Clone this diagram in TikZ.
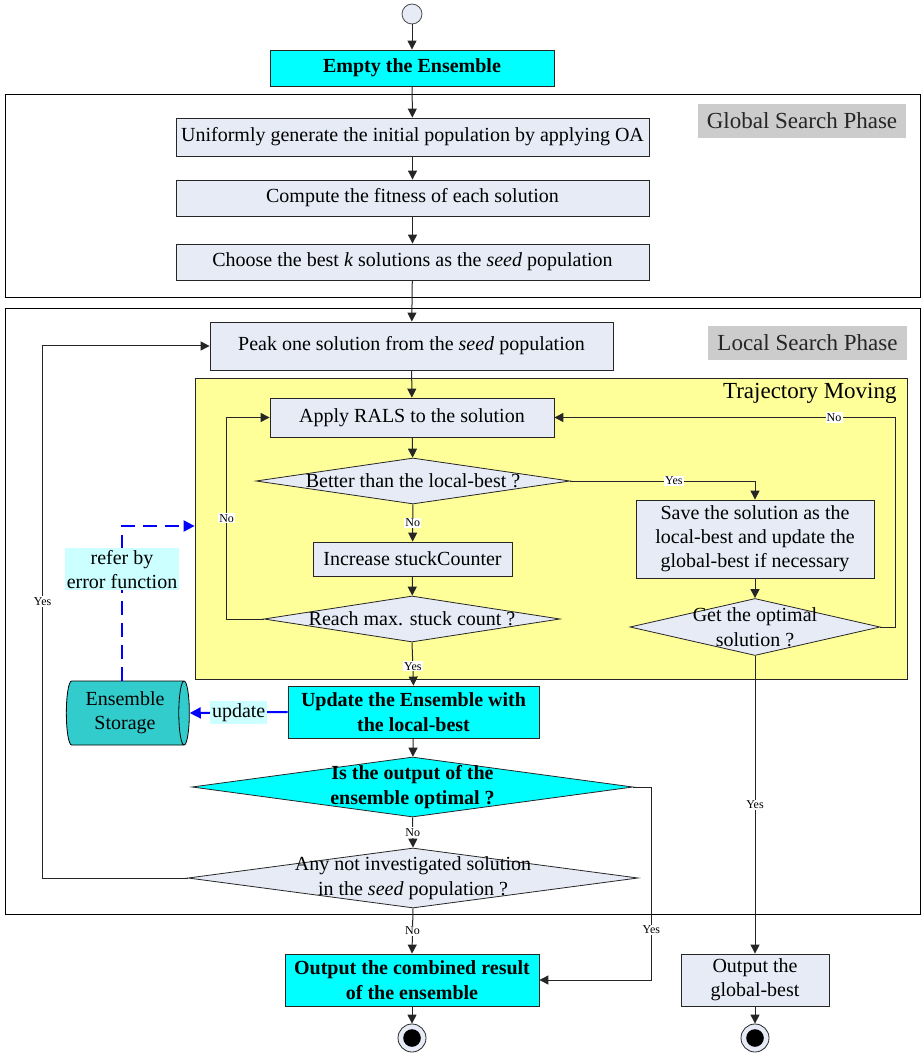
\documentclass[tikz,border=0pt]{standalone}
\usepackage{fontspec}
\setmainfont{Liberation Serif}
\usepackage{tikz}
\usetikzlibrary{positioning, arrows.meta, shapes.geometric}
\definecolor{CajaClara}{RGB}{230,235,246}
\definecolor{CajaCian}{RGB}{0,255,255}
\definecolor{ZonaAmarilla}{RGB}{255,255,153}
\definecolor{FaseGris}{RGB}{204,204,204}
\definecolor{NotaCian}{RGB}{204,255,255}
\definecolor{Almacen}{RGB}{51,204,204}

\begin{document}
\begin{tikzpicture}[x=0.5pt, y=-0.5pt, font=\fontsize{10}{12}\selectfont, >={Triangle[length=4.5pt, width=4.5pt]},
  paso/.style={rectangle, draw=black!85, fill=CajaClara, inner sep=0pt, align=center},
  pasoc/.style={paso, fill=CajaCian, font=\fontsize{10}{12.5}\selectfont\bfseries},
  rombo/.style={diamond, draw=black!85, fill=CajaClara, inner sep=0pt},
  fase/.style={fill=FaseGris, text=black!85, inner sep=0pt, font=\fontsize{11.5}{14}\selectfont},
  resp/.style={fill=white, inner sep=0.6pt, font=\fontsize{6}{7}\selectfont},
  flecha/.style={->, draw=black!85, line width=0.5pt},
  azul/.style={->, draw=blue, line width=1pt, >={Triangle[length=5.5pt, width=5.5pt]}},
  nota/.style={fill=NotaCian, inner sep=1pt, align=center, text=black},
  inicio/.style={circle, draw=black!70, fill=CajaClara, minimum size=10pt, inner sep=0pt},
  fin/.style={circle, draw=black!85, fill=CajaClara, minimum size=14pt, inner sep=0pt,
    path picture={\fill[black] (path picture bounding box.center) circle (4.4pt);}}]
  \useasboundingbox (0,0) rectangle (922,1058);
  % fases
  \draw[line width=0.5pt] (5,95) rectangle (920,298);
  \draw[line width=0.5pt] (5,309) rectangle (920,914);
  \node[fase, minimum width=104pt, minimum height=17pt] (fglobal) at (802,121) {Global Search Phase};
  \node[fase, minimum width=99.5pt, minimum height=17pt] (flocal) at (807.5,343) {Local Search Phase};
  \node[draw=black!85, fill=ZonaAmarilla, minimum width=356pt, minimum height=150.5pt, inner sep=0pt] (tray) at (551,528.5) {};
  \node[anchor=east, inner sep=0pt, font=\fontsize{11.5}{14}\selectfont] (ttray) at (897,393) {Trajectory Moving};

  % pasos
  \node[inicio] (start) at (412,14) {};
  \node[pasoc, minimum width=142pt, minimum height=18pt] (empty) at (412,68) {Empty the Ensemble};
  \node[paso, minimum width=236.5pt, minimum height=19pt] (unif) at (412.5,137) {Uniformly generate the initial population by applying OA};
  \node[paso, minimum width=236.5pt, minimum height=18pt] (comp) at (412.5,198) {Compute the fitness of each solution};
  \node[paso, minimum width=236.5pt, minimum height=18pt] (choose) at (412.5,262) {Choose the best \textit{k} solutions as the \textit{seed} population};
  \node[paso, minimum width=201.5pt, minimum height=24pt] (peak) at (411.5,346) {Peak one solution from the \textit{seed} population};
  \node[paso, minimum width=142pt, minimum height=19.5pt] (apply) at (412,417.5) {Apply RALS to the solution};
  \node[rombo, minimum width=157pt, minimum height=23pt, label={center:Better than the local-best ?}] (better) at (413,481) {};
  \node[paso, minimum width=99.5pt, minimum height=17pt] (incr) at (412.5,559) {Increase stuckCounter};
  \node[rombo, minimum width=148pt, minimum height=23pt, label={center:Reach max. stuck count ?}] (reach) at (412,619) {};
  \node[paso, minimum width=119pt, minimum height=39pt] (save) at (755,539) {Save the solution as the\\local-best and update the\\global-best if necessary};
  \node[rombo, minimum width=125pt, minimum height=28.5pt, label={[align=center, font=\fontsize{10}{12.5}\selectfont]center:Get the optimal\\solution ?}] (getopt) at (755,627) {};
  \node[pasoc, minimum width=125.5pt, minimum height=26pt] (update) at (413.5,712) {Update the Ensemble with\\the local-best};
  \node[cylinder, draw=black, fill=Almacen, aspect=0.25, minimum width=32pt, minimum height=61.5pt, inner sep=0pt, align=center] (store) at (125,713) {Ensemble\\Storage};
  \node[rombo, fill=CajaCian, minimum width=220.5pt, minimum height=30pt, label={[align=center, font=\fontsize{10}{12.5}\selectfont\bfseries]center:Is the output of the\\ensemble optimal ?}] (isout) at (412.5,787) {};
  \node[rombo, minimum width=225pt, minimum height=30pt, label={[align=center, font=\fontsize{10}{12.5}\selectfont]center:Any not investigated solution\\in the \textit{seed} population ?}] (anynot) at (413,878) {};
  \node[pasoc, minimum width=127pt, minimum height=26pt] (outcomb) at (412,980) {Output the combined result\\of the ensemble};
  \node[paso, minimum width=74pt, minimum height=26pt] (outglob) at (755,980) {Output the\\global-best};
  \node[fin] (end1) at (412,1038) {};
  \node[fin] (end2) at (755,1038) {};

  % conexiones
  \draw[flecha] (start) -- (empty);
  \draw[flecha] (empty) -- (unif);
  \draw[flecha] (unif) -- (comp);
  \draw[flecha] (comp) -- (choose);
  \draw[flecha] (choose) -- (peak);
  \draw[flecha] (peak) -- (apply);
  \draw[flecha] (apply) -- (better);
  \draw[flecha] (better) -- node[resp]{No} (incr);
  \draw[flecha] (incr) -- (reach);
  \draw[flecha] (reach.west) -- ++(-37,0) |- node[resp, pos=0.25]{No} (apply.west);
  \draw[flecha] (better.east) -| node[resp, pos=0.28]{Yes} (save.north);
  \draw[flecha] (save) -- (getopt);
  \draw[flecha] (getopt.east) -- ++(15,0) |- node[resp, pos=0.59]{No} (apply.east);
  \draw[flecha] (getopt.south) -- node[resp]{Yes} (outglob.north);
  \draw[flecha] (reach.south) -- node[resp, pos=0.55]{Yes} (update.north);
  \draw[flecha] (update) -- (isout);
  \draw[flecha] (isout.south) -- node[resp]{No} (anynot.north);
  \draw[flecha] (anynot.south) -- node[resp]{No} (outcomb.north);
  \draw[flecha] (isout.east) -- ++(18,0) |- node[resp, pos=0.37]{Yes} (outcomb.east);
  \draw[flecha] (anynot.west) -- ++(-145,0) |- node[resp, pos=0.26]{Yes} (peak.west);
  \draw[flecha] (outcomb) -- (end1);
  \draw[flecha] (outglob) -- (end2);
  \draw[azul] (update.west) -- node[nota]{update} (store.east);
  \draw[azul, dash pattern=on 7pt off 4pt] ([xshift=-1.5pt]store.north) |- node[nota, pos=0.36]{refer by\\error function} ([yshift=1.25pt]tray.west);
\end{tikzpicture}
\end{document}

__Exercise brief__.
From the material above, copy everything exactly but the pictures.

__Exercise response__.
Clone this diagram in TikZ.
\documentclass[tikz,border=0pt]{standalone}
\usepackage{fontspec}
\setmainfont{Liberation Serif}
\usepackage{tikz}
\usetikzlibrary{positioning, arrows.meta, shapes.geometric}
\definecolor{CajaClara}{RGB}{230,235,246}
\definecolor{CajaCian}{RGB}{0,255,255}
\definecolor{ZonaAmarilla}{RGB}{255,255,153}
\definecolor{FaseGris}{RGB}{204,204,204}
\definecolor{NotaCian}{RGB}{204,255,255}
\definecolor{Almacen}{RGB}{51,204,204}

\begin{document}
\begin{tikzpicture}[x=0.5pt, y=-0.5pt, font=\fontsize{10}{12}\selectfont, >={Triangle[length=4.5pt, width=4.5pt]},
  paso/.style={rectangle, draw=black!85, fill=CajaClara, inner sep=0pt, align=center},
  pasoc/.style={paso, fill=CajaCian, font=\fontsize{10}{12.5}\selectfont\bfseries},
  rombo/.style={diamond, draw=black!85, fill=CajaClara, inner sep=0pt},
  fase/.style={fill=FaseGris, text=black!85, inner sep=0pt, font=\fontsize{11.5}{14}\selectfont},
  resp/.style={fill=white, inner sep=0.6pt, font=\fontsize{6}{7}\selectfont},
  flecha/.style={->, draw=black!85, line width=0.5pt},
  azul/.style={->, draw=blue, line width=1pt, >={Triangle[length=5.5pt, width=5.5pt]}},
  nota/.style={fill=NotaCian, inner sep=1pt, align=center, text=black},
  inicio/.style={circle, draw=black!70, fill=CajaClara, minimum size=10pt, inner sep=0pt},
  fin/.style={circle, draw=black!85, fill=CajaClara, minimum size=14pt, inner sep=0pt,
    path picture={\fill[black] (path picture bounding box.center) circle (4.4pt);}}]
  \useasboundingbox (0,0) rectangle (922,1058);
  % fases
  \draw[line width=0.5pt] (5,95) rectangle (920,298);
  \draw[line width=0.5pt] (5,309) rectangle (920,914);
  \node[fase, minimum width=104pt, minimum height=17pt] (fglobal) at (802,121) {Global Search Phase};
  \node[fase, minimum width=99.5pt, minimum height=17pt] (flocal) at (807.5,343) {Local Search Phase};
  \node[draw=black!85, fill=ZonaAmarilla, minimum width=356pt, minimum height=150.5pt, inner sep=0pt] (tray) at (551,528.5) {};
  \node[anchor=east, inner sep=0pt, font=\fontsize{11.5}{14}\selectfont] (ttray) at (897,393) {Trajectory Moving};

  % pasos
  \node[inicio] (start) at (412,14) {};
  \node[pasoc, minimum width=142pt, minimum height=18pt] (empty) at (412,68) {Empty the Ensemble};
  \node[paso, minimum width=236.5pt, minimum height=19pt] (unif) at (412.5,137) {Uniformly generate the initial population by applying OA};
  \node[paso, minimum width=236.5pt, minimum height=18pt] (comp) at (412.5,198) {Compute the fitness of each solution};
  \node[paso, minimum width=236.5pt, minimum height=18pt] (choose) at (412.5,262) {Choose the best \textit{k} solutions as the \textit{seed} population};
  \node[paso, minimum width=201.5pt, minimum height=24pt] (peak) at (411.5,346) {Peak one solution from the \textit{seed} population};
  \node[paso, minimum width=142pt, minimum height=19.5pt] (apply) at (412,417.5) {Apply RALS to the solution};
  \node[rombo, minimum width=157pt, minimum height=23pt, label={center:Better than the local-best ?}] (better) at (413,481) {};
  \node[paso, minimum width=99.5pt, minimum height=17pt] (incr) at (412.5,559) {Increase stuckCounter};
  \node[rombo, minimum width=148pt, minimum height=23pt, label={center:Reach max. stuck count ?}] (reach) at (412,619) {};
  \node[paso, minimum width=119pt, minimum height=39pt] (save) at (755,539) {Save the solution as the\\local-best and update the\\global-best if necessary};
  \node[rombo, minimum width=125pt, minimum height=28.5pt, label={[align=center, font=\fontsize{10}{12.5}\selectfont]center:Get the optimal\\solution ?}] (getopt) at (755,627) {};
  \node[pasoc, minimum width=125.5pt, minimum height=26pt] (update) at (413.5,712) {Update the Ensemble with\\the local-best};
  \node[cylinder, draw=black, fill=Almacen, aspect=0.25, minimum width=32pt, minimum height=61.5pt, inner sep=0pt, align=center] (store) at (125,713) {Ensemble\\Storage};
  \node[rombo, fill=CajaCian, minimum width=220.5pt, minimum height=30pt, label={[align=center, font=\fontsize{10}{12.5}\selectfont\bfseries]center:Is the output of the\\ensemble optimal ?}] (isout) at (412.5,787) {};
  \node[rombo, minimum width=225pt, minimum height=30pt, label={[align=center, font=\fontsize{10}{12.5}\selectfont]center:Any not investigated solution\\in the \textit{seed} population ?}] (anynot) at (413,878) {};
  \node[pasoc, minimum width=127pt, minimum height=26pt] (outcomb) at (412,980) {Output the combined result\\of the ensemble};
  \node[paso, minimum width=74pt, minimum height=26pt] (outglob) at (755,980) {Output the\\global-best};
  \node[fin] (end1) at (412,1038) {};
  \node[fin] (end2) at (755,1038) {};

  % conexiones
  \draw[flecha] (start) -- (empty);
  \draw[flecha] (empty) -- (unif);
  \draw[flecha] (unif) -- (comp);
  \draw[flecha] (comp) -- (choose);
  \draw[flecha] (choose) -- (peak);
  \draw[flecha] (peak) -- (apply);
  \draw[flecha] (apply) -- (better);
  \draw[flecha] (better) -- node[resp]{No} (incr);
  \draw[flecha] (incr) -- (reach);
  \draw[flecha] (reach.west) -- ++(-37,0) |- node[resp, pos=0.25]{No} (apply.west);
  \draw[flecha] (better.east) -| node[resp, pos=0.28]{Yes} (save.north);
  \draw[flecha] (save) -- (getopt);
  \draw[flecha] (getopt.east) -- ++(15,0) |- node[resp, pos=0.59]{No} (apply.east);
  \draw[flecha] (getopt.south) -- node[resp]{Yes} (outglob.north);
  \draw[flecha] (reach.south) -- node[resp, pos=0.55]{Yes} (update.north);
  \draw[flecha] (update) -- (isout);
  \draw[flecha] (isout.south) -- node[resp]{No} (anynot.north);
  \draw[flecha] (anynot.south) -- node[resp]{No} (outcomb.north);
  \draw[flecha] (isout.east) -- ++(18,0) |- node[resp, pos=0.37]{Yes} (outcomb.east);
  \draw[flecha] (anynot.west) -- ++(-145,0) |- node[resp, pos=0.26]{Yes} (peak.west);
  \draw[flecha] (outcomb) -- (end1);
  \draw[flecha] (outglob) -- (end2);
  \draw[azul] (update.west) -- node[nota]{update} (store.east);
  \draw[azul, dash pattern=on 7pt off 4pt] ([xshift=-1.5pt]store.north) |- node[nota, pos=0.36]{refer by\\error function} ([yshift=1.25pt]tray.west);
\end{tikzpicture}
\end{document}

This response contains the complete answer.